Die Unzufriedene
- Categories: Feminist magazine
- Frequency: Weekly
- Publisher: Social Democratic Party
- Founder: Max Winter; Paula Hons;
- Founded: 1923
- First issue: 22 September 1923
- Final issue: 1944
- Country: Austria
- Based in: Vienna
- Language: German

= Die Unzufriedene =

Feminist magazine in Austria (1923–1944)

Die Unzufriedene (The Discontented) was a weekly political magazine with a special reference to women. Its subtitle was unabhängige Wochenschrift für alle Frauen (independent weekly for all women) and its motto was "Human progress lies in discontent!". The magazine was in circulation between 1923 and 1944 in Vienna, Austria.

==History and profile==
Die Unzufriedene was founded by Max Winter and Paula Hons, and its first issue appeared on 22 September 1923. The Social Democratic Party was its publisher.

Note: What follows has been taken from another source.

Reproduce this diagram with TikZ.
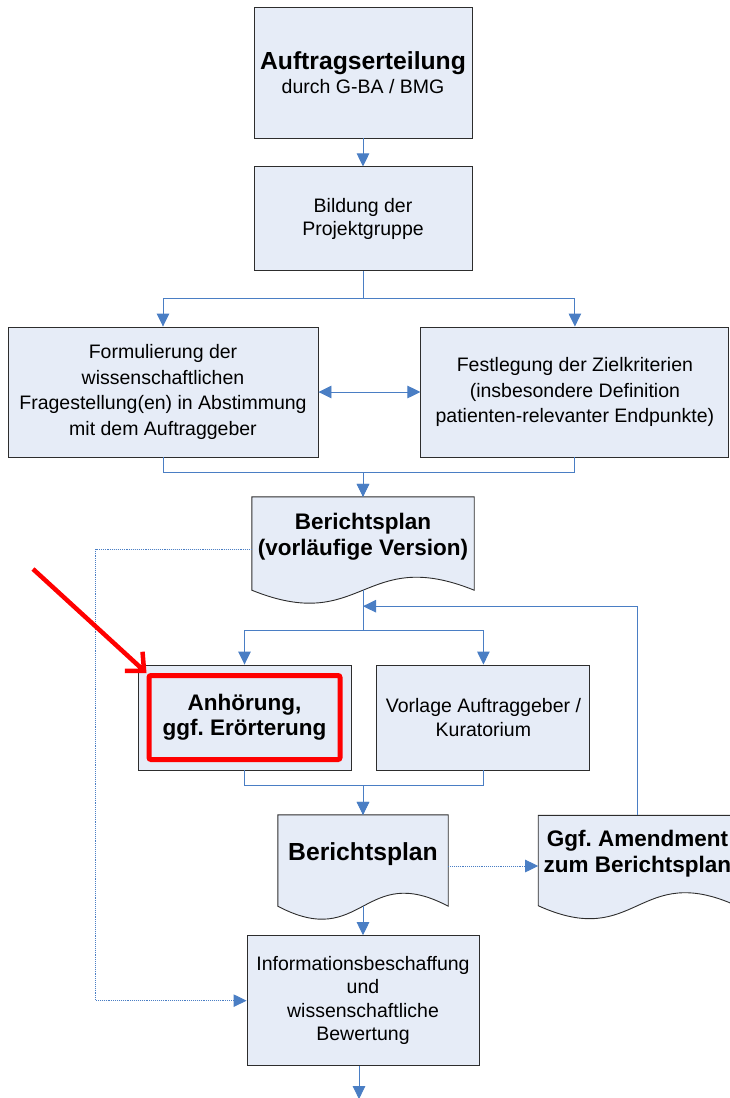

Winter also edited the magazine until 1931 when Hons replaced him in the post. The magazine came out weekly and attempted to balance between political enlightenment of women and reporting news about fashion and entertainment. It adopted a social democratic political stance and was a supporter of feminism. The magazine asked children to report the abuse by their parents if they experience it. It sold over 150,000 in the early 1930s. In a study carried out in the same period it was found that 21,4% of 1,320 Viennese female factory workers read Die Unzufriedene.

In February 1934 Die Unzufriedene had to temporarily cease publication. On 1 July 1934 it resumed publication, but its editorial line changed radically. In addition, its title was changed to Das kleine Frauenblatt with the original subtitle, unabhängige Wochenschrift für alle Frauen. The magazine appeared with this title until 1944.